North Korea detonated its sixth and most powerful nuclear test on Sunday, Japan and South Korea said, hours after Pyongyang said it had developed an advanced hydrogen bomb that possesses “great destructive power”.
Japanese and South Korean meteorological officials said an earthquake detected near the North’s test site – measured by the U.S. Geological Survey (USGS) at magnitude 6.3 – was around 10 times more powerful than previous detonations, Reuters reports.
North Korea said it would make an important announcement at 0630 GMT.
The move is a direct challenge to U.S. President Donald Trump, who hours earlier had talked by phone with Japanese Prime Minister Shinzo Abe about the “escalating” nuclear crisis in the region.
Japan immediately raised the prospect of further sanctions against the isolated North, with Chief Cabinet Secretary Yoshihide Suga saying that curbs on its oil trade would be on the table.
A U.S. official who studies North Korea’s military and politics said that seismic data on the tremors was being analysed, although the location suggested another nuclear test.
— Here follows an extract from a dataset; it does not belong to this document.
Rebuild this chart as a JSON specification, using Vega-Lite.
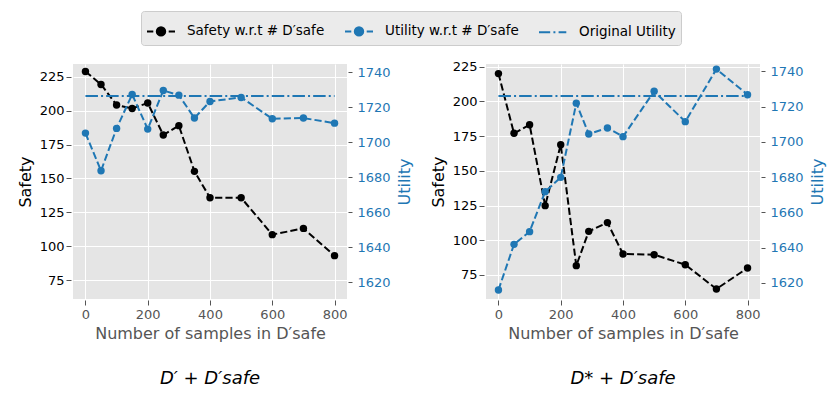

The official, who spoke on the condition of anonymity, said it was too early to determine if a test, if there was one, supported the North’s claim that has succeeded in developing a thermonuclear weapon, “much less one that could be mounted on an ICBM and re-enter Earth’s atmosphere without burning up”.
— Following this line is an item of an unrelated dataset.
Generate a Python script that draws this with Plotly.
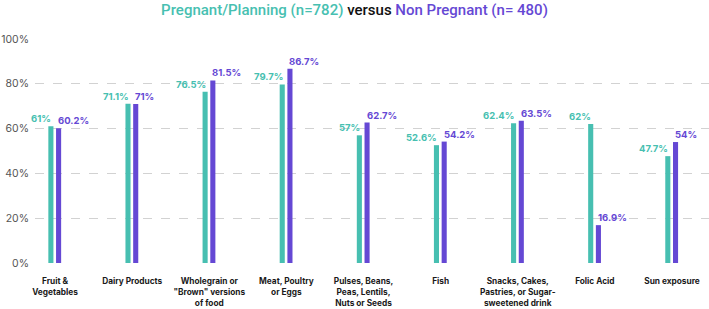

The hydrogen bomb report by North Korea’s official KCNA news agency comes amid heightened regional tension following Pyongyang’s two tests of intercontinental ballistic missiles (ICBM) in July that potentially could fly about 10,000 km (6,200 miles), putting many parts of the mainland United States within range.
Under third-generation leader Kim Jong Un, North Korea has been pursuing a nuclear device small and light enough to fit on a long-range ballistic missile, without affecting its range and making it capable of surviving re-entry into the Earth’s atmosphere.
One expert said the size of Sunday’s detonation meant it was possible it could be a hydrogen bomb test.
“The power is 10 or 20 times or even more than previous ones,” Said Kune Y. Suh, a nuclear engineering professor at Seoul National University. “That scale is to the level where anyone can say a hydrogen bomb test.”